Effect of Thermal Environment on Vibration Analysis of Partially Cracked Thin Isotropic Plate Submerged in Fluid

Based on a non-classical plate theory, an analytical model is proposed for the first time to analyze free vibration problem of partially cracked thin isotropic submerged plate in the presence of thermal environment. The governing equation for the cracked plate is derived using the Kirchhoff‟s thin plate theory and the modified couple stress theory. The crack terms are formulated using simplified line spring model whereas the effect of thermal environment is introduced using thermal moments and in-plane forces. The influence of fluidic medium is incorporated in governing equation in form fluids forces associated with inertial effects of its surrounding fluids. Applying the Galerkin method, the derived governing equation of motion is reformulated into well-known Duffing equation.
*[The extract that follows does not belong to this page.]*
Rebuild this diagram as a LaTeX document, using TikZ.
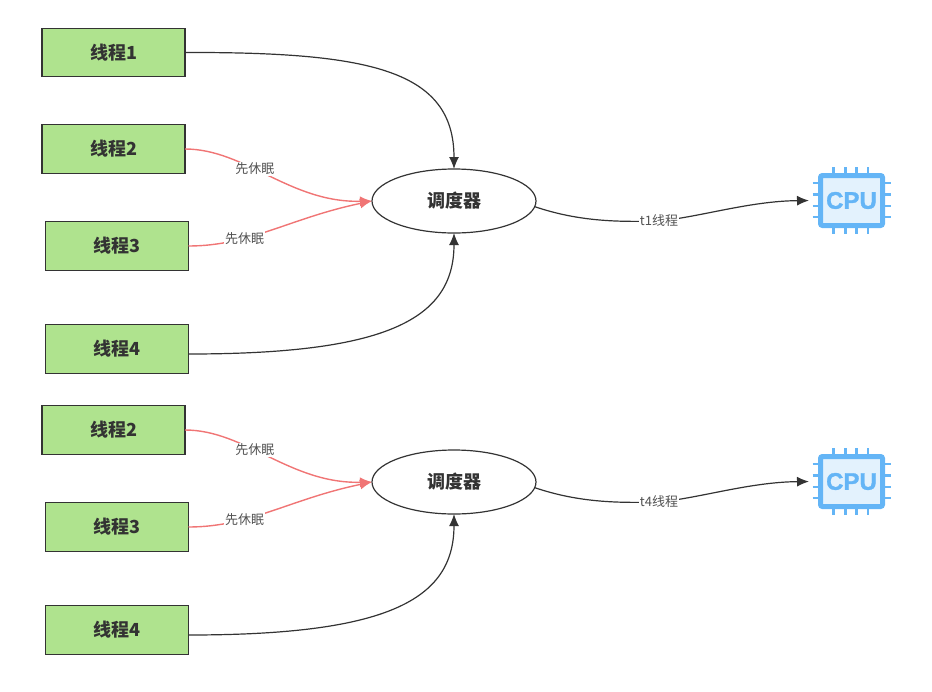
\documentclass[tikz,border=0pt]{standalone}
\usepackage{fontspec}
\usepackage{amsmath}
\setmainfont{Noto Sans CJK SC}
\newfontfamily\cpufont[FakeBold=1.2]{Liberation Sans Bold}
\usetikzlibrary{arrows.meta,shapes.geometric}
\definecolor{boxgreen}{HTML}{AFE38E}
\definecolor{darkline}{HTML}{333333}
\definecolor{sleepred}{HTML}{F07575}
\definecolor{chipblue}{HTML}{64B5F6}
\definecolor{chipfill}{HTML}{E3F2FD}
\tikzset{
    thread/.style={draw=darkline, line width=1.2pt, fill=boxgreen, text=darkline, minimum width=143pt, minimum height=48.5pt, inner sep=0pt, outer sep=0pt, font=\fontsize{18}{18}\selectfont\bfseries},
    sched/.style={draw=darkline, line width=1.2pt, fill=white, text=darkline, ellipse, minimum width=164pt, minimum height=64pt, inner sep=0pt, outer sep=0pt, font=\fontsize{18}{18}\selectfont\bfseries},
    chip/.style={draw=chipblue, line width=5pt, fill=chipfill, rounded corners=2pt, text=chipblue, minimum width=62pt, minimum height=50pt, inner sep=0pt, outer sep=2.5pt, font=\fontsize{24}{24}\cpufont},
    pin/.style={draw=chipblue, line width=2.5pt},
    run/.style={draw=darkline, line width=1.2pt, -{Latex[length=12pt,width=10pt]}},
    sleep/.style={draw=sleepred, line width=1.4pt, -{Latex[length=12pt,width=10pt]}},
    tag/.style={fill=white, text=darkline!85, inner sep=1pt, font=\fontsize{13}{13}\selectfont},
}
\newcommand{\chippins}[2]{%
    \foreach \d in {-17.5,-6,5.5,16.5} {
        \draw[pin] (#1-39,#2+\d) -- (#1-33,#2+\d);
        \draw[pin] (#1+33,#2+\d) -- (#1+39,#2+\d);
    }
    \foreach \d in {-18,-6,5,16.5} {
        \draw[pin] (#1+\d,#2-33.5) -- (#1+\d,#2-27);
        \draw[pin] (#1+\d,#2+27) -- (#1+\d,#2+33.5);
    }
}
\begin{document}
\begin{tikzpicture}[x=1pt, y=-1pt]
    \useasboundingbox (0,0) rectangle (932,691);
    % upper group
    \node[thread] (t1) at (113.5,52.5) {线程1};
    \node[thread] (t2) at (113.5,149) {线程2};
    \node[thread] (t3) at (117,246) {线程3};
    \node[thread] (t4) at (117,349) {线程4};
    \node[sched] (s1) at (454,201) {调度器};
    \chippins{851.5}{200.5}
    \node[chip] (cpu1) at (851.5,200.5) {CPU};
    \draw[run] (t1.east) .. controls (370,52) and (454,70) .. (s1.north);
    \draw[sleep] (t2.east) .. controls (245,149) and (290,203) .. (s1.west) node[tag, pos=.41] {先休眠};
    \draw[sleep] (t3.east) .. controls (250,246) and (290,218) .. (s1.west) node[tag, pos=.33] {先休眠};
    \draw[run] (t4.-4) .. controls (385,354) and (454,320) .. (s1.south);
    \draw[run, shorten >=9pt] (s1.-4) .. controls (580,222) and (620,222) .. (659,221) node[tag] (r1) {t1线程} .. controls (700,217) and (750,201) .. (cpu1.west);
    % lower group
    \node[thread] (t5) at (113.5,430) {线程2};
    \node[thread] (t6) at (117,527) {线程3};
    \node[thread] (t7) at (117,630) {线程4};
    \node[sched] (s2) at (454,482) {调度器};
    \chippins{851.5}{481.5}
    \node[chip] (cpu2) at (851.5,481.5) {CPU};
    \draw[sleep] (t5.east) .. controls (245,430) and (290,484) .. (s2.west) node[tag, pos=.41] {先休眠};
    \draw[sleep] (t6.east) .. controls (250,527) and (290,499) .. (s2.west) node[tag, pos=.33] {先休眠};
    \draw[run] (t7.-4) .. controls (385,635) and (454,601) .. (s2.south);
    \draw[run, shorten >=9pt] (s2.-4) .. controls (580,503) and (620,503) .. (659,502) node[tag] (r2) {t4线程} .. controls (700,498) and (750,482) .. (cpu2.west);
\end{tikzpicture}
\end{document}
The governing equation for cracked isotropic plate has also been solved to get central deflection which shows an important phenomenon of shift in primary resonance due to crack, temperature rise and internal material length scale parameter. To demonstrate the accuracy of the present model, few comparison studies are carried out with the published literature. The variation in natural frequency of the cracked plate with uniform rise in temperature is studied considering various parameters such as crack length, fluid level and internal material length scale parameter. Furthermore, the variation of the natural frequency with plate thickness is also established.